# REQUIRED WORK
Each record below is to be copied word for word, with pictures removed.

# DATA EXCERPTS
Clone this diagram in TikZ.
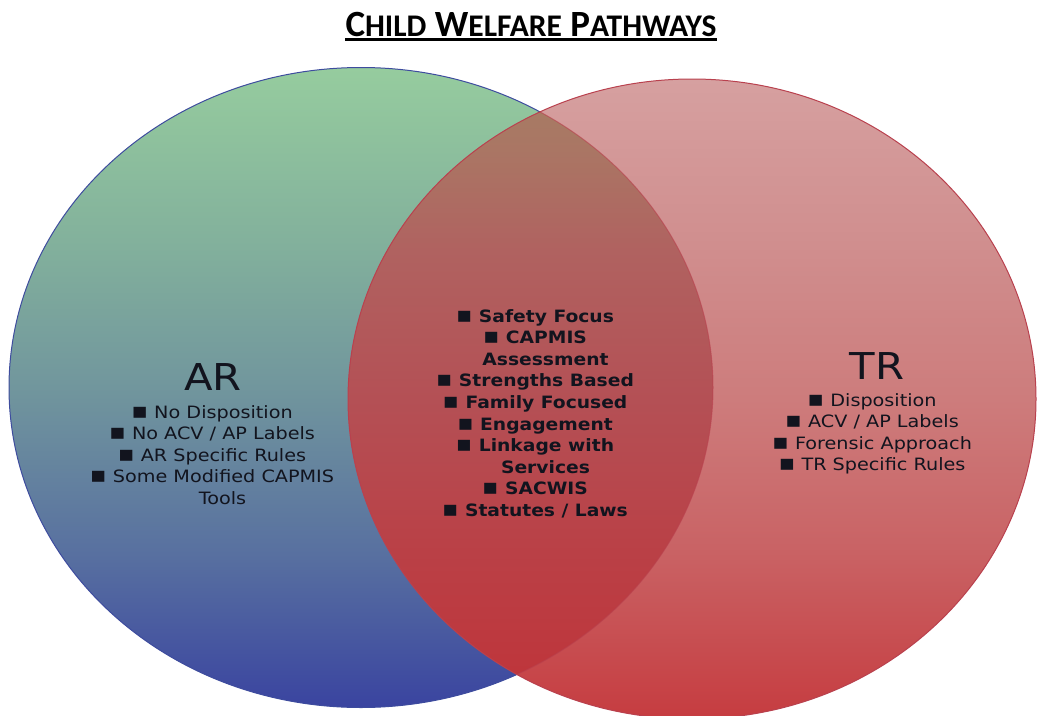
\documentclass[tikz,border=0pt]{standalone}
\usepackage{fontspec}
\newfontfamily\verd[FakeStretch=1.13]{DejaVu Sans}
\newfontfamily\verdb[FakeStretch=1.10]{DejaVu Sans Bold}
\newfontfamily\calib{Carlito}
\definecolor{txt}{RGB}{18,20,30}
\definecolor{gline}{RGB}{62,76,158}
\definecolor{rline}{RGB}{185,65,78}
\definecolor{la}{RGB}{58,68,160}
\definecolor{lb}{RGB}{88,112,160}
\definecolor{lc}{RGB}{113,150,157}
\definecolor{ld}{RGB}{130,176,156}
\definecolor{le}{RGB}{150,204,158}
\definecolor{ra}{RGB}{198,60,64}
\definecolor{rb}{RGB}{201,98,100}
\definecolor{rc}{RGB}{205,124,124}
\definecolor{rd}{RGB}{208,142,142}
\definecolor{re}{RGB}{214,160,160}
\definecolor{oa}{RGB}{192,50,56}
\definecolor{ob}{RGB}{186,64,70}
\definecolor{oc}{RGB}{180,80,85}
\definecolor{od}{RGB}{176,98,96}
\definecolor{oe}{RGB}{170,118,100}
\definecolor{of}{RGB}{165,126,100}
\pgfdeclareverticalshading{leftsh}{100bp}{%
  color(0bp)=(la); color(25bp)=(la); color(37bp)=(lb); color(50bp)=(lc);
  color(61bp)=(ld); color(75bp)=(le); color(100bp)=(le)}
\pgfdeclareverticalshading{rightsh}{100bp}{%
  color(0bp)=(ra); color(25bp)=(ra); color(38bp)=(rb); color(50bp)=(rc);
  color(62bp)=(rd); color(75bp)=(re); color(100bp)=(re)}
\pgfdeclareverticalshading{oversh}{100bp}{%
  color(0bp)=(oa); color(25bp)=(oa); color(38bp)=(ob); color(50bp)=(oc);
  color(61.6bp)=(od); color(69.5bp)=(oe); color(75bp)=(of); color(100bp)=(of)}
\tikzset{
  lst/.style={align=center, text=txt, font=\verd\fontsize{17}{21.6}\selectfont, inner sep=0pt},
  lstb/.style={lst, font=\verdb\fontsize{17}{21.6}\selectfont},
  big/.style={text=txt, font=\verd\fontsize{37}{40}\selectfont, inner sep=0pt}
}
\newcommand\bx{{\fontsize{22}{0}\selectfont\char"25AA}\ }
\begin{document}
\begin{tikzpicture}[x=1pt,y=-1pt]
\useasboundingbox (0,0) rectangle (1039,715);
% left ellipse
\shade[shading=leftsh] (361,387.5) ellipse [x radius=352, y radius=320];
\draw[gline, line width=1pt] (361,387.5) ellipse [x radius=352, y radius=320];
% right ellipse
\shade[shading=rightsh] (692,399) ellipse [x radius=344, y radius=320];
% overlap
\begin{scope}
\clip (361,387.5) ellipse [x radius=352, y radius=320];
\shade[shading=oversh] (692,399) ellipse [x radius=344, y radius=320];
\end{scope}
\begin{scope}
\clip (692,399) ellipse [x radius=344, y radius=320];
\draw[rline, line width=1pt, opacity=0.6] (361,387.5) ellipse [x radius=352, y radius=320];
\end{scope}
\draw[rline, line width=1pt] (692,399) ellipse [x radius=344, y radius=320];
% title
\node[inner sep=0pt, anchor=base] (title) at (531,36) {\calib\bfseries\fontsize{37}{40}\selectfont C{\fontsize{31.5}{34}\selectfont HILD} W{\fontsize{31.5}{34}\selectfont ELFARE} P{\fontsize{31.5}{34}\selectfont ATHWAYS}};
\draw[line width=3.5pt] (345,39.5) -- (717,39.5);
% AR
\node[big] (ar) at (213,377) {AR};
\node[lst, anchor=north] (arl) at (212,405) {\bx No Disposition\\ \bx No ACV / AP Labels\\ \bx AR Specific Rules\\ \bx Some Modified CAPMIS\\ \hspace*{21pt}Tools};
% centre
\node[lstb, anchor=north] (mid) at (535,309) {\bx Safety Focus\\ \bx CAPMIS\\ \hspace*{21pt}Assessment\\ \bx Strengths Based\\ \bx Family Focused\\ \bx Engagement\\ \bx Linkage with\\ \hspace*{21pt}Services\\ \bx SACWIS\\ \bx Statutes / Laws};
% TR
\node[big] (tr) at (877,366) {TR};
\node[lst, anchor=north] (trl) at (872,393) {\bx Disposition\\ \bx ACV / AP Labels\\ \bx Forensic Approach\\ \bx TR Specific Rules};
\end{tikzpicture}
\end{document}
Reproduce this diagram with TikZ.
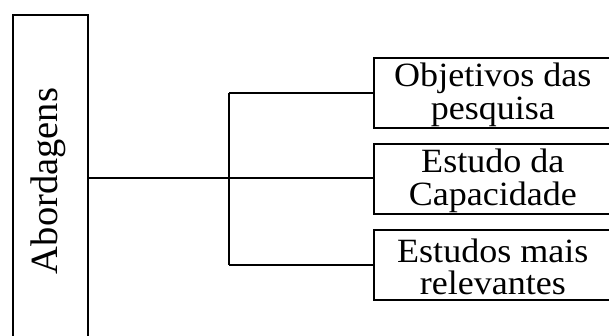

# SOLUTION TO THIS PROBLEM
Clone this diagram in TikZ.
\documentclass[tikz,border=0pt]{standalone}
\usepackage{fontspec}
\newfontfamily\verd[FakeStretch=1.13]{DejaVu Sans}
\newfontfamily\verdb[FakeStretch=1.10]{DejaVu Sans Bold}
\newfontfamily\calib{Carlito}
\definecolor{txt}{RGB}{18,20,30}
\definecolor{gline}{RGB}{62,76,158}
\definecolor{rline}{RGB}{185,65,78}
\definecolor{la}{RGB}{58,68,160}
\definecolor{lb}{RGB}{88,112,160}
\definecolor{lc}{RGB}{113,150,157}
\definecolor{ld}{RGB}{130,176,156}
\definecolor{le}{RGB}{150,204,158}
\definecolor{ra}{RGB}{198,60,64}
\definecolor{rb}{RGB}{201,98,100}
\definecolor{rc}{RGB}{205,124,124}
\definecolor{rd}{RGB}{208,142,142}
\definecolor{re}{RGB}{214,160,160}
\definecolor{oa}{RGB}{192,50,56}
\definecolor{ob}{RGB}{186,64,70}
\definecolor{oc}{RGB}{180,80,85}
\definecolor{od}{RGB}{176,98,96}
\definecolor{oe}{RGB}{170,118,100}
\definecolor{of}{RGB}{165,126,100}
\pgfdeclareverticalshading{leftsh}{100bp}{%
  color(0bp)=(la); color(25bp)=(la); color(37bp)=(lb); color(50bp)=(lc);
  color(61bp)=(ld); color(75bp)=(le); color(100bp)=(le)}
\pgfdeclareverticalshading{rightsh}{100bp}{%
  color(0bp)=(ra); color(25bp)=(ra); color(38bp)=(rb); color(50bp)=(rc);
  color(62bp)=(rd); color(75bp)=(re); color(100bp)=(re)}
\pgfdeclareverticalshading{oversh}{100bp}{%
  color(0bp)=(oa); color(25bp)=(oa); color(38bp)=(ob); color(50bp)=(oc);
  color(61.6bp)=(od); color(69.5bp)=(oe); color(75bp)=(of); color(100bp)=(of)}
\tikzset{
  lst/.style={align=center, text=txt, font=\verd\fontsize{17}{21.6}\selectfont, inner sep=0pt},
  lstb/.style={lst, font=\verdb\fontsize{17}{21.6}\selectfont},
  big/.style={text=txt, font=\verd\fontsize{37}{40}\selectfont, inner sep=0pt}
}
\newcommand\bx{{\fontsize{22}{0}\selectfont\char"25AA}\ }
\begin{document}
\begin{tikzpicture}[x=1pt,y=-1pt]
\useasboundingbox (0,0) rectangle (1039,715);
% left ellipse
\shade[shading=leftsh] (361,387.5) ellipse [x radius=352, y radius=320];
\draw[gline, line width=1pt] (361,387.5) ellipse [x radius=352, y radius=320];
% right ellipse
\shade[shading=rightsh] (692,399) ellipse [x radius=344, y radius=320];
% overlap
\begin{scope}
\clip (361,387.5) ellipse [x radius=352, y radius=320];
\shade[shading=oversh] (692,399) ellipse [x radius=344, y radius=320];
\end{scope}
\begin{scope}
\clip (692,399) ellipse [x radius=344, y radius=320];
\draw[rline, line width=1pt, opacity=0.6] (361,387.5) ellipse [x radius=352, y radius=320];
\end{scope}
\draw[rline, line width=1pt] (692,399) ellipse [x radius=344, y radius=320];
% title
\node[inner sep=0pt, anchor=base] (title) at (531,36) {\calib\bfseries\fontsize{37}{40}\selectfont C{\fontsize{31.5}{34}\selectfont HILD} W{\fontsize{31.5}{34}\selectfont ELFARE} P{\fontsize{31.5}{34}\selectfont ATHWAYS}};
\draw[line width=3.5pt] (345,39.5) -- (717,39.5);
% AR
\node[big] (ar) at (213,377) {AR};
\node[lst, anchor=north] (arl) at (212,405) {\bx No Disposition\\ \bx No ACV / AP Labels\\ \bx AR Specific Rules\\ \bx Some Modified CAPMIS\\ \hspace*{21pt}Tools};
% centre
\node[lstb, anchor=north] (mid) at (535,309) {\bx Safety Focus\\ \bx CAPMIS\\ \hspace*{21pt}Assessment\\ \bx Strengths Based\\ \bx Family Focused\\ \bx Engagement\\ \bx Linkage with\\ \hspace*{21pt}Services\\ \bx SACWIS\\ \bx Statutes / Laws};
% TR
\node[big] (tr) at (877,366) {TR};
\node[lst, anchor=north] (trl) at (872,393) {\bx Disposition\\ \bx ACV / AP Labels\\ \bx Forensic Approach\\ \bx TR Specific Rules};
\end{tikzpicture}
\end{document}
Reproduce this diagram with TikZ.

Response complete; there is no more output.